Marines Want 870 IRR Members
Stars and Stripes | Jeff Schogol

ARLINGTON, Va. - The Marine Corps will send orders next week to about 870 members of the Individual Ready Reserve to go downrange in the fall, officials said.


Marines in the IRR have left active duty but still have time on their service obligation. Unlike other reserve component troops, they are not attached to units and do not drill.

The majority of the Marines are expected to go to Iraq, while the rest will go elsewhere in the U.S. Central Command theater of operations, officials said.

Of the Marines expected to receive orders to deploy, about 300 are ground Marines, about 100 are in motor transportation, 75 are military police, and the rest come from about 60 other Military Occupational Specialties, said Col. Steve Driggers, of a Manpower and Reserve Affairs.

Only eight of the Marines are officers, while the rest are at the rank of sergeant or below, Driggers said.

The IRR Marines will be activated for 12 months - a seven-month deployment and four-and-half months of pre-deployment training, he said.

In August 2006, the Corps announced it was authorized to mobilizecall up as many as 2,500 Marines from the IRR at any given time to fill shortfalls in the active-duty force.

Since then, the Marine IRR has held three musters, after which a total of 1,464 Marines have received orders to deploy, officials said.

At the latest muster in September, about 1,900 Marines were screened in the hopes of getting 1,500 Marines to deploy.

Not all Marines who are screened get orders to deploy because they can be exempt for medical reasons, hardships and other circumstances.
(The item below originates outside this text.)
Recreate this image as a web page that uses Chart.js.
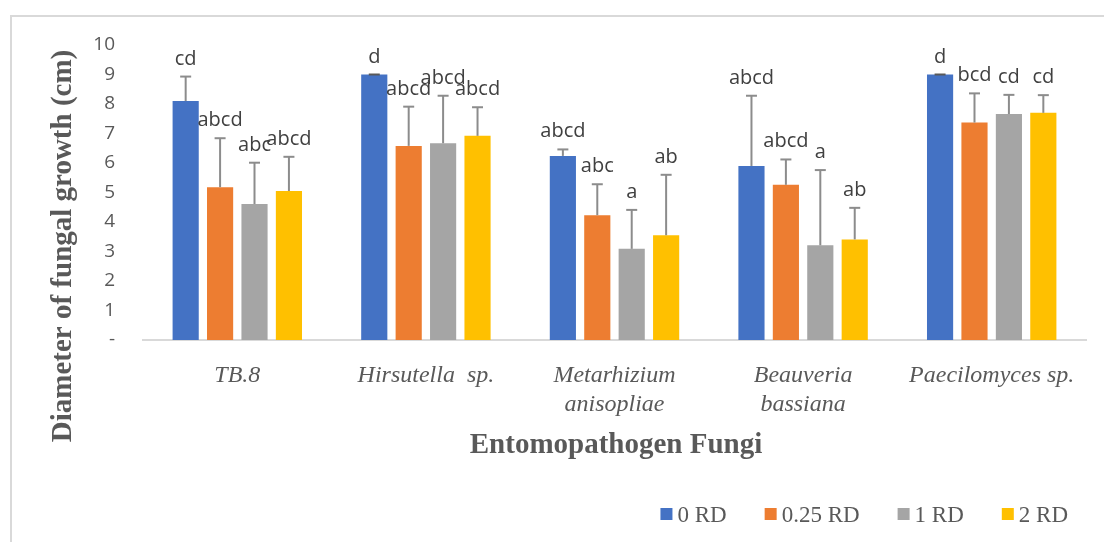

Of those Marines who were screened and did not receive orders, about 500 had medical reasons for not deploying, about 250 had hardship reasons, about 200 had joined Reserve units, and about 50 had gone back to active-duty or joined other services, Driggers said.

To make up for any shortfalls, the Corps can go to the Select Marine Corps Reserve or active-duty force, said Corps spokesman Maj. Stephen O'Connor.

In the prior IRR call-up, about 540 of the roughly 1,800 Marines screened received orders to go downrange, O'Connor said.